Another critical area is numerical algorithms. Repeated matrix operations, iterative solvers, and optimization routines can magnify poor conditioning or cancellation effects. In those cases, the issue is not just that floating point is approximate, but that the algorithm itself may be sensitive to approximation. A stable algorithm with thoughtful scaling is often more important than merely changing data types.

Authoritative references for deeper study

If you want to go beyond practical usage and understand the standards and numerical reasoning in more depth, the following resources are highly valuable:

• MIT mathematics material on binary and number representation
• Princeton University scientific computing notes covering floating point concepts
• National Institute of Standards and Technology (NIST), a key source for standards and measurement guidance

Final takeaway

Python floating point calculation is not broken, mysterious, or unreliable.
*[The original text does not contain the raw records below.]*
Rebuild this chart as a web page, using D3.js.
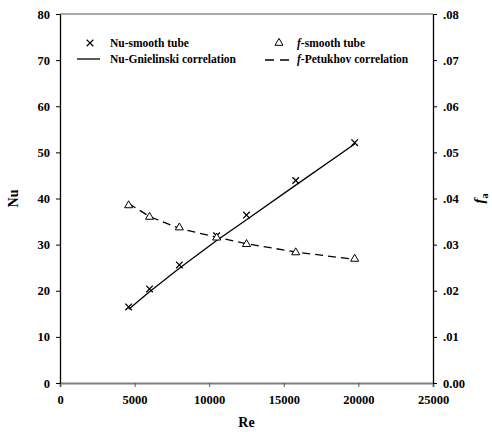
<!DOCTYPE html>
<html>
<head>
<meta charset="utf-8">
<script src="https://cdn.jsdelivr.net/npm/d3@7"></script>
<style>
	body { margin: 0; background: #fff; }
	svg text { font-family: 'Liberation Serif', 'Times New Roman', serif; font-weight: bold; fill: #000; }
</style>
</head>
<body>
<div id="chart"><svg width="492" height="432"></svg></div>
<script>
// data
var reValues = [4600, 6000, 8000, 10500, 12500, 15800, 19750];
var nuSmooth = [16.5, 20.4, 25.6, 31.9, 36.4, 43.9, 52.1];
var nuGnielinski = [16.0, 19.8, 24.9, 30.9, 35.4, 42.9, 51.8];
var fSmooth = [0.0385, 0.0360, 0.0337, 0.0315, 0.0301, 0.0283, 0.0269];
var fPetukhov = [0.0389, 0.0361, 0.0335, 0.0316, 0.0302, 0.0284, 0.0268];

var xTicks = [0, 5000, 10000, 15000, 20000, 25000];
var nuTicks = [0, 10, 20, 30, 40, 50, 60, 70, 80];
var fTicks = [0, 0.01, 0.02, 0.03, 0.04, 0.05, 0.06, 0.07, 0.08];

var margin = { top: 14, left: 60, bottom: 49, right: 59 };
var svg = d3.select('#chart > svg');
var width = 492 - margin.left - margin.right;
var height = 432 - margin.top - margin.bottom;

var xScale = d3.scaleLinear().domain([0, 25000]).range([0, width]);
var yScale = d3.scaleLinear().domain([0, 80]).range([height, 0]);
var fScale = d3.scaleLinear().domain([0, 0.08]).range([height, 0]);

var group = svg.append('g')
	.attr('transform', 'translate(' + [margin.left, margin.top] + ')');

// top frame line
group.append('line')
	.attr('x1', 0).attr('x2', width)
	.attr('y1', 0).attr('y2', 0)
	.attr('stroke', '#555').attr('stroke-width', 1.2);

// axes
var xAxis = group.append('g')
	.attr('transform', 'translate(0,' + height + ')')
	.call(d3.axisBottom(xScale).tickValues(xTicks).tickSize(4).tickPadding(8).tickFormat(d3.format('d')));
xAxis.select('.domain').attr('stroke', '#808080').attr('stroke-width', 2);
xAxis.selectAll('.tick line').attr('stroke', '#555');

var yAxis = group.append('g')
	.call(d3.axisLeft(yScale).tickValues(nuTicks).tickSize(4).tickPadding(6).tickSizeOuter(0));
yAxis.select('.domain').attr('stroke-width', 1.3);

var fAxis = group.append('g')
	.attr('transform', 'translate(' + width + ',0)')
	.call(d3.axisRight(fScale).tickValues(fTicks).tickSize(4).tickPadding(6).tickSizeOuter(0)
		.tickFormat(function(d) { return d === 0 ? '0.00' : d3.format('.2f')(d).replace(/^0/, ''); }));
fAxis.select('.domain').attr('stroke-width', 1.3);

svg.selectAll('.tick text').style('font-size', '12.5px');
svg.selectAll('.domain').attr('fill', 'none');

// axis titles
svg.append('text')
	.attr('x', margin.left + xScale(12500)).attr('y', 427)
	.attr('text-anchor', 'middle')
	.style('font-size', '14px')
	.text('Re');
svg.append('text')
	.attr('transform', 'translate(18,' + (margin.top + height / 2) + ') rotate(-90)')
	.attr('text-anchor', 'middle')
	.style('font-size', '14px')
	.text('Nu');
var fTitle = svg.append('text')
	.attr('transform', 'translate(484,' + (margin.top + height / 2) + ') rotate(-90)')
	.attr('text-anchor', 'middle')
	.style('font-size', '15px');
fTitle.append('tspan').style('font-style', 'italic').text('f');
fTitle.append('tspan').attr('dy', 4).style('font-size', '10px').text('a');

// lines
var nuLine = d3.line()
	.x(function(d, i) { return xScale(reValues[i]); })
	.y(function(d) { return yScale(d); });
var fLine = d3.line()
	.x(function(d, i) { return xScale(reValues[i]); })
	.y(function(d) { return fScale(d); });

group.append('path')
	.datum(nuGnielinski)
	.attr('d', nuLine)
	.attr('fill', 'none').attr('stroke', '#000').attr('stroke-width', 1.3);
group.append('path')
	.datum(fPetukhov)
	.attr('d', fLine)
	.attr('fill', 'none').attr('stroke', '#000').attr('stroke-width', 1.3)
	.attr('stroke-dasharray', '8,5');

// markers
var cross = d3.symbol().type(d3.symbolX).size(30);
var tri = d3.symbol().type(d3.symbolTriangle).size(28);

group.selectAll('.nu.pt')
	.data(nuSmooth)
	.enter().append('path')
	.attr('class', 'nu pt')
	.attr('d', cross)
	.attr('transform', function(d, i) { return 'translate(' + [xScale(reValues[i]), yScale(d)] + ')'; })
	.attr('fill', 'none').attr('stroke', '#000').attr('stroke-width', 1.3);

group.selectAll('.f.pt')
	.data(fSmooth)
	.enter().append('path')
	.attr('class', 'f pt')
	.attr('d', tri)
	.attr('transform', function(d, i) { return 'translate(' + [xScale(reValues[i]), fScale(d)] + ')'; })
	.attr('fill', '#fff').attr('stroke', '#000').attr('stroke-width', 1);

// legend
var legend = svg.append('g');
legend.append('path').attr('d', cross)
	.attr('transform', 'translate(90,43)')
	.attr('fill', 'none').attr('stroke', '#000').attr('stroke-width', 1.2);
legend.append('text').attr('x', 110).attr('y', 47).style('font-size', '11.5px').text('Nu-smooth tube');
legend.append('line').attr('x1', 77).attr('x2', 100).attr('y1', 59).attr('y2', 59)
	.attr('stroke', '#000').attr('stroke-width', 1.3);
legend.append('text').attr('x', 110).attr('y', 63).style('font-size', '11.5px').text('Nu-Gnielinski correlation');

legend.append('path').attr('d', tri)
	.attr('transform', 'translate(279,43)')
	.attr('fill', '#fff').attr('stroke', '#000').attr('stroke-width', 1);
var t1 = legend.append('text').attr('x', 297).attr('y', 47).style('font-size', '11.5px');
t1.append('tspan').style('font-style', 'italic').text('f');
t1.append('tspan').text('-smooth tube');
legend.append('line').attr('x1', 265).attr('x2', 290).attr('y1', 60).attr('y2', 60)
	.attr('stroke', '#000').attr('stroke-width', 1.3).attr('stroke-dasharray', '9,6');
var t2 = legend.append('text').attr('x', 297).attr('y', 63).style('font-size', '11.5px');
t2.append('tspan').style('font-style', 'italic').text('f');
t2.append('tspan').text('-Petukhov correlation');
</script>
</body>
</html>
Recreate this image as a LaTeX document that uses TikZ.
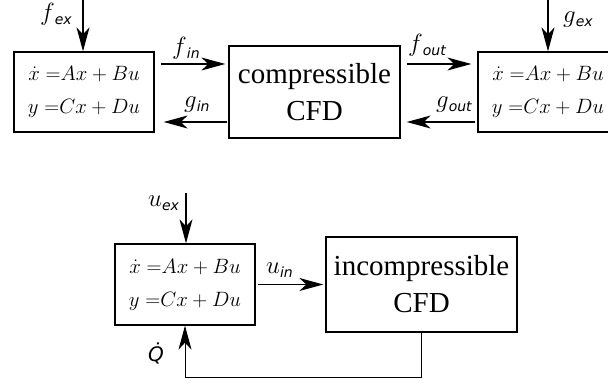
\documentclass[tikz,border=0pt]{standalone}
\usepackage{fontspec}
\setmainfont{Liberation Serif}
\newfontfamily\labfont{DejaVu Sans}
\usetikzlibrary{arrows.meta,calc}
\newcommand\lsub[1]{\raisebox{-4pt}{\labfont\itshape\fontsize{14}{14}\selectfont #1}}
\begin{document}
\begin{tikzpicture}[x=1pt,y=-1pt,
  box/.style={draw,line width=1.3pt,inner sep=0pt,align=center},
  mathbox/.style={box,minimum width=140pt,minimum height=80pt,font=\fontsize{20.74}{33}\selectfont},
  cfdbox/.style={box,font=\fontsize{29}{37}\selectfont},
  tip/.style={-{Stealth[length=24pt,width=13pt,inset=7pt]}},
  arr/.style={line width=1.4pt,tip},
  thinarr/.style={line width=1pt,tip},
  lab/.style={inner sep=0pt,anchor=base west,font=\fontsize{24}{28}\selectfont},
  qlab/.style={inner sep=0pt,anchor=base west,font=\labfont\itshape\fontsize{20}{24}\selectfont}]
\clip (0,0) rectangle (608,385);
% top row
\node[mathbox] (L) at (84,92) {$\dot{x}\;{=}Ax+Bu$\\$y\;{=}Cx+Du$};
\node[cfdbox,minimum width=171pt,minimum height=92pt] (C) at (314.5,92) {compressible\\CFD};
\node[mathbox] (R) at (548,92) {$\dot{x}\;{=}Ax+Bu$\\$y\;{=}Cx+Du$};
% bottom row
\node[mathbox,minimum height=81pt] (B) at (185,284.5) {$\dot{x}\;{=}Ax+Bu$\\$y\;{=}Cx+Du$};
\node[cfdbox,minimum width=191pt,minimum height=95pt] (I) at (421.5,284.5) {incompressible\\CFD};
% coordinates
\coordinate (fex0) at (83,0);
\coordinate (gex0) at (548,0);
\coordinate (uex0) at (186,193);
\coordinate (fb) at (0,377);
% connectors
\draw[arr] (fex0) -- (fex0 |- L.north);
\draw[arr] (gex0) -- (gex0 |- R.north);
\draw[arr] ([xshift=6pt,yshift=28pt]L.east) -- ([xshift=-3pt,yshift=28pt]C.west);
\draw[arr] ([xshift=-1pt,yshift=-30pt]C.west) -- ([xshift=9pt,yshift=-30pt]L.east);
\draw[arr] ([xshift=6pt,yshift=28pt]C.east) -- ([xshift=-6pt,yshift=28pt]R.west);
\draw[arr] ([xshift=-2pt,yshift=-30pt]R.west) -- ([xshift=6pt,yshift=-30pt]C.east);
\draw[arr] (uex0) -- (uex0 |- B.north);
\draw[arr] ([xshift=2pt]B.east) -- ([xshift=-2pt]I.west);
\draw[thinarr] (I.south) -- (I.south |- fb) -| (B.south);
% labels
\node[lab] (lfex) at (40,21) {$f$\lsub{ex}};
\node[lab] (lgex) at (563,23) {$g$\lsub{ex}};
\node[lab] (lfin) at (172,55) {$f$\lsub{in}};
\node[lab] (lgin) at (184,108) {$g$\lsub{in}};
\node[lab] (lfout) at (408,52) {$f$\lsub{out}};
\node[lab] (lgout) at (436,108) {$g$\lsub{out}};
\node[lab] (luex) at (148,207) {$u$\lsub{ex}};
\node[lab] (luin) at (266,273) {$u$\lsub{in}};
\node[qlab] (lq) at (148,361) {Q̇};
\end{tikzpicture}
\end{document}
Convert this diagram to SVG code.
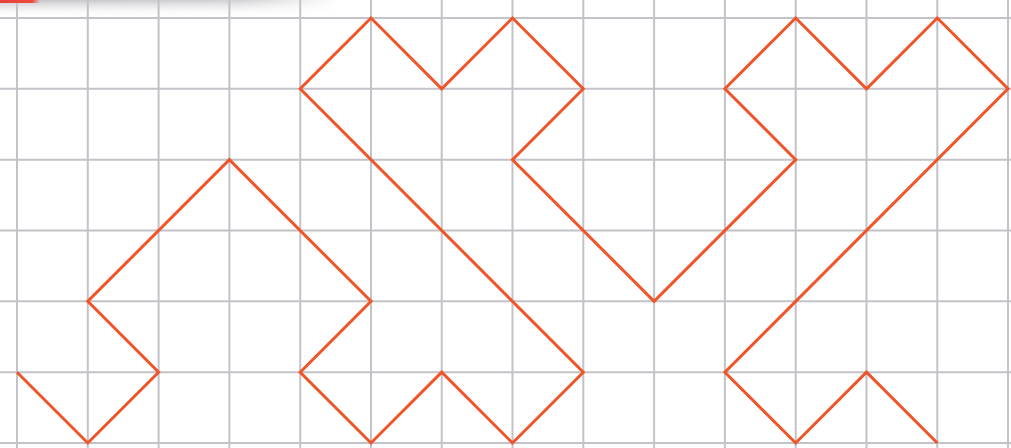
<svg xmlns="http://www.w3.org/2000/svg" width="1011" height="448" viewBox="0 0 1011 448">
<defs>
<linearGradient id="shadeV" x1="0" y1="0" x2="0" y2="1">
<stop offset="0" stop-color="#c4c4c8" stop-opacity="1"/>
<stop offset="1" stop-color="#ffffff" stop-opacity="0"/>
</linearGradient>
<linearGradient id="fadeH" x1="0" y1="0" x2="1" y2="0">
<stop offset="0" stop-color="#fff" stop-opacity="1"/>
<stop offset="0.7" stop-color="#fff" stop-opacity="0.8"/>
<stop offset="1" stop-color="#fff" stop-opacity="0"/>
</linearGradient>
<mask id="m"><rect x="0" y="0" width="340" height="20" fill="url(#fadeH)"/></mask>
<linearGradient id="redbar" x1="0" y1="0" x2="1" y2="0">
<stop offset="0" stop-color="#e8403a"/>
<stop offset="0.8" stop-color="#ee4a3e"/>
<stop offset="1" stop-color="#ee4a3e" stop-opacity="0"/>
</linearGradient>
</defs>
<style>
.grid line{stroke:#c2c2c8;stroke-width:2}
.curve{fill:none;stroke:#f0552a;stroke-width:3;stroke-linejoin:miter;stroke-linecap:butt}
</style>
<rect width="1011" height="448" fill="#ffffff"/>
<rect x="0" y="0" width="340" height="18" fill="url(#shadeV)" mask="url(#m)"/>
<g class="grid">
<line x1="17" y1="0" x2="17" y2="448"/>
<line x1="87.8" y1="0" x2="87.8" y2="448"/>
<line x1="158.6" y1="0" x2="158.6" y2="448"/>
<line x1="229.4" y1="0" x2="229.4" y2="448"/>
<line x1="300.2" y1="0" x2="300.2" y2="448"/>
<line x1="371" y1="0" x2="371" y2="448"/>
<line x1="441.7" y1="0" x2="441.7" y2="448"/>
<line x1="512.5" y1="0" x2="512.5" y2="448"/>
<line x1="583.3" y1="0" x2="583.3" y2="448"/>
<line x1="654.1" y1="0" x2="654.1" y2="448"/>
<line x1="724.9" y1="0" x2="724.9" y2="448"/>
<line x1="795.7" y1="0" x2="795.7" y2="448"/>
<line x1="866.5" y1="0" x2="866.5" y2="448"/>
<line x1="937.3" y1="0" x2="937.3" y2="448"/>
<line x1="1008" y1="0" x2="1008" y2="448"/>
<line x1="0" y1="18" x2="1011" y2="18"/>
<line x1="0" y1="88.8" x2="1011" y2="88.8"/>
<line x1="0" y1="159.7" x2="1011" y2="159.7"/>
<line x1="0" y1="230.5" x2="1011" y2="230.5"/>
<line x1="0" y1="301.3" x2="1011" y2="301.3"/>
<line x1="0" y1="372.2" x2="1011" y2="372.2"/>
<line x1="0" y1="443" x2="1011" y2="443"/>
</g>
<rect x="0" y="0" width="40" height="3" fill="url(#redbar)"/>
<g id="curve">
<polyline class="curve" points="17,372.2 87.8,443 158.6,372.2 87.8,301.3 229.4,159.7 371,301.3 300.2,372.2 371,443 441.7,372.2 512.5,443 583.3,372.2 300.2,88.8 371,18 441.7,88.8 512.5,18 583.3,88.8 512.5,159.7 654.1,301.3 795.7,159.7 724.9,88.8 795.7,18 866.5,88.8 937.3,18 1008,88.8 724.9,372.2 795.7,443 866.5,372.2 937.3,443"/>
</g>
</svg>
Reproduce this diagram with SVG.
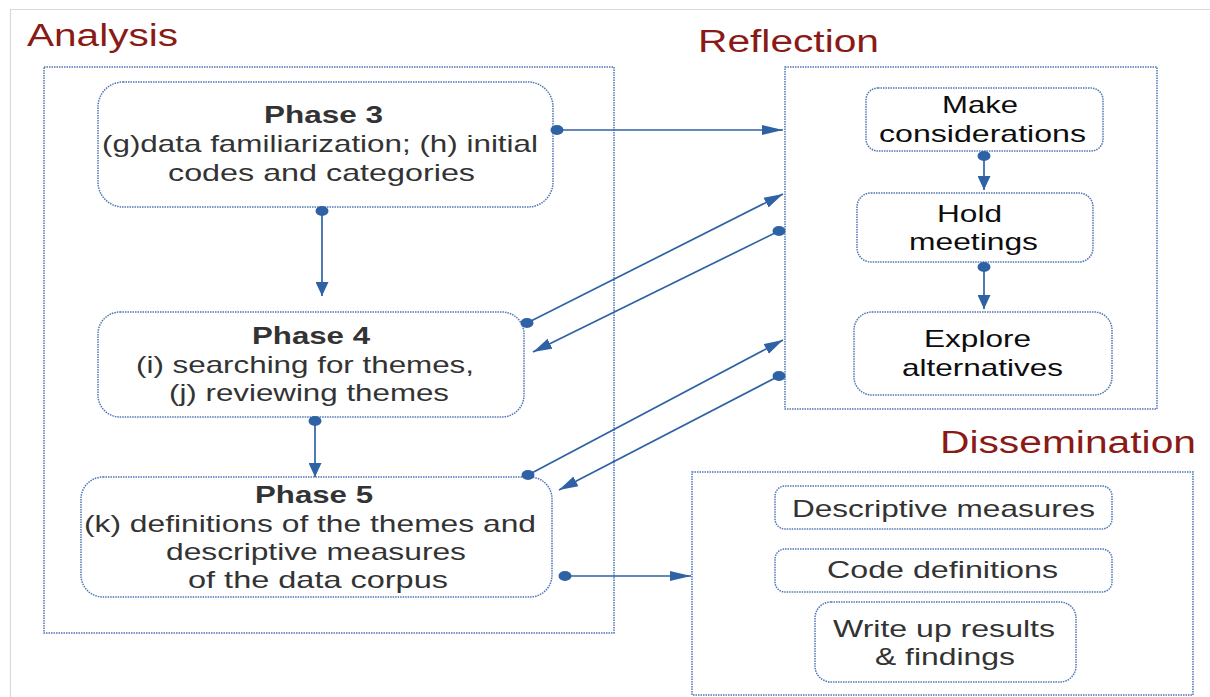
<svg xmlns="http://www.w3.org/2000/svg" width="1210" height="697" viewBox="0 0 1210 697">
<style>
.frame{stroke:#d9d9d9;stroke-width:1.2;fill:none}
.cont{fill:none;stroke:#4f76b4;stroke-width:1.5;stroke-dasharray:1.5 1}
.box{fill:#fff;stroke:#4f76b4;stroke-width:1.5;stroke-dasharray:1.5 1}
.title{font-family:"Liberation Sans",Arial,sans-serif;font-size:31px;fill:#8a1a16}
.t{font-family:"Liberation Sans",Arial,sans-serif;font-size:24px;fill:#333}
.tb{font-family:"Liberation Sans",Arial,sans-serif;font-size:24px;font-weight:bold;fill:#333}
.tk{font-family:"Liberation Sans",Arial,sans-serif;font-size:24px;fill:#0d0d0d}
.conn{stroke:#2f62a5;stroke-width:1.7;fill:none}
</style>
<defs>
<marker id="dot" markerUnits="userSpaceOnUse" markerWidth="14" markerHeight="11" refX="7" refY="5.5" viewBox="0 0 14 11"><ellipse cx="7" cy="5.5" rx="6.5" ry="5" fill="#2f62a5"/></marker>
<marker id="arrowH" markerUnits="userSpaceOnUse" markerWidth="21" markerHeight="11" refX="21" refY="5.5" viewBox="0 0 21 11" orient="auto"><path d="M0,0.5 L21,5.5 L0,10.5 Z" fill="#2f62a5"/></marker>
<marker id="arrowV" markerUnits="userSpaceOnUse" markerWidth="14" markerHeight="13" refX="14" refY="6.5" viewBox="0 0 14 13" orient="auto"><path d="M0,0 L14,6.5 L0,13 Z" fill="#2f62a5"/></marker>
<marker id="arrowD" markerUnits="userSpaceOnUse" markerWidth="19" markerHeight="12" refX="19" refY="6" viewBox="0 0 19 12" orient="auto"><path d="M0,0.5 L19,6 L0,11.5 Z" fill="#2f62a5"/></marker>
</defs>
<rect x="0" y="0" width="1210" height="697" fill="#fff"/>
<path class="frame" d="M10.5,697 L10.5,9.5 L1210,9.5"/>

<g id="analysis">
<rect class="cont" x="44" y="67" width="570" height="566"/>
<text class="title" x="27" y="46" textLength="151" lengthAdjust="spacingAndGlyphs">Analysis</text>
</g>
<g id="reflection">
<rect class="cont" x="785" y="67" width="372" height="342"/>
<text class="title" x="698" y="52" textLength="181" lengthAdjust="spacingAndGlyphs">Reflection</text>
</g>
<g id="dissemination">
<rect class="cont" x="692" y="472" width="501" height="223"/>
<text class="title" x="940" y="453" textLength="256" lengthAdjust="spacingAndGlyphs">Dissemination</text>
</g>

<g id="phase3">
<rect class="box" x="98" y="82" width="455" height="125" rx="25"/>
<text class="tb" x="264" y="123" textLength="119" lengthAdjust="spacingAndGlyphs">Phase 3</text>
<text class="t" x="102" y="152" textLength="436" lengthAdjust="spacingAndGlyphs">(g)data familiarization; (h) initial</text>
<text class="t" x="168" y="181" textLength="307" lengthAdjust="spacingAndGlyphs">codes and categories</text>
</g>
<g id="phase4">
<rect class="box" x="98" y="312" width="426" height="105" rx="22"/>
<text class="tb" x="252" y="344" textLength="118" lengthAdjust="spacingAndGlyphs">Phase 4</text>
<text class="t" x="136" y="373" textLength="338" lengthAdjust="spacingAndGlyphs">(i) searching for themes,</text>
<text class="t" x="169" y="401" textLength="280" lengthAdjust="spacingAndGlyphs">(j) reviewing themes</text>
</g>
<g id="phase5">
<rect class="box" x="81" y="477" width="471" height="120" rx="22"/>
<text class="tb" x="255" y="503" textLength="118" lengthAdjust="spacingAndGlyphs">Phase 5</text>
<text class="t" x="84" y="532" textLength="452" lengthAdjust="spacingAndGlyphs">(k) definitions of the themes and</text>
<text class="t" x="166" y="560" textLength="300" lengthAdjust="spacingAndGlyphs">descriptive measures</text>
<text class="t" x="188" y="588" textLength="260" lengthAdjust="spacingAndGlyphs">of the data corpus</text>
</g>

<g id="make">
<rect class="box" x="866" y="88" width="237" height="63" rx="12"/>
<text class="tk" x="942" y="113" textLength="76" lengthAdjust="spacingAndGlyphs">Make</text>
<text class="tk" x="879" y="142" textLength="207" lengthAdjust="spacingAndGlyphs">considerations</text>
</g>
<g id="hold">
<rect class="box" x="857" y="193" width="236" height="69" rx="14"/>
<text class="tk" x="937" y="222" textLength="65" lengthAdjust="spacingAndGlyphs">Hold</text>
<text class="tk" x="909" y="250" textLength="129" lengthAdjust="spacingAndGlyphs">meetings</text>
</g>
<g id="explore">
<rect class="box" x="854" y="312" width="258" height="83" rx="18"/>
<text class="tk" x="924" y="347" textLength="107" lengthAdjust="spacingAndGlyphs">Explore</text>
<text class="tk" x="902" y="376" textLength="161" lengthAdjust="spacingAndGlyphs">alternatives</text>
</g>

<g id="descriptive">
<rect class="box" x="775" y="486" width="337" height="43" rx="10"/>
<text class="t" x="792" y="517" textLength="303" lengthAdjust="spacingAndGlyphs">Descriptive measures</text>
</g>
<g id="code">
<rect class="box" x="775" y="549" width="337" height="43" rx="10"/>
<text class="t" x="827" y="578" textLength="231" lengthAdjust="spacingAndGlyphs">Code definitions</text>
</g>
<g id="writeup">
<rect class="box" x="815" y="602" width="261" height="80" rx="16"/>
<text class="t" x="833" y="637" textLength="222" lengthAdjust="spacingAndGlyphs">Write up results</text>
<text class="t" x="875" y="665" textLength="140" lengthAdjust="spacingAndGlyphs">&amp; findings</text>
</g>

<g id="connectors">
<line class="conn" x1="557" y1="130" x2="783" y2="130" marker-start="url(#dot)" marker-end="url(#arrowH)"/>
<line class="conn" x1="322" y1="211" x2="322" y2="296" marker-start="url(#dot)" marker-end="url(#arrowV)"/>
<line class="conn" x1="527" y1="323" x2="783" y2="194" marker-start="url(#dot)" marker-end="url(#arrowD)"/>
<line class="conn" x1="779" y1="231" x2="533" y2="352" marker-start="url(#dot)" marker-end="url(#arrowD)"/>
<line class="conn" x1="315" y1="421" x2="315" y2="477" marker-start="url(#dot)" marker-end="url(#arrowV)"/>
<line class="conn" x1="528" y1="475" x2="783" y2="340" marker-start="url(#dot)" marker-end="url(#arrowD)"/>
<line class="conn" x1="779" y1="376" x2="559" y2="490" marker-start="url(#dot)" marker-end="url(#arrowD)"/>
<line class="conn" x1="565" y1="576" x2="691" y2="576" marker-start="url(#dot)" marker-end="url(#arrowH)"/>
<line class="conn" x1="984" y1="156" x2="984" y2="190" marker-start="url(#dot)" marker-end="url(#arrowV)"/>
<line class="conn" x1="984" y1="267" x2="984" y2="309" marker-start="url(#dot)" marker-end="url(#arrowV)"/>
</g>
</svg>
It is a fast, standardized numerical system with known rules and predictable limitations. Once you understand that Python floats are binary approximations with around 15 to 17 significant decimal digits, many surprising outputs make perfect sense. The right response is not to fear floats, but to use them appropriately: rely on them for speed and broad scientific utility, compare them with tolerances, format them for display, and choose Decimal or Fraction when the problem demands exactness.

Use the calculator above to test your own values, visualize the result against an expected target, and build intuition for how Python float arithmetic behaves. The more examples you try, the easier it becomes to recognize where floating point is completely fine and where a more exact numeric approach is the better engineering decision.

Precision note: The browser calculator uses JavaScript numbers, which are also IEEE 754 double-precision floating point values. For standard arithmetic demonstrations, this aligns closely with how Python’s built-in float behaves.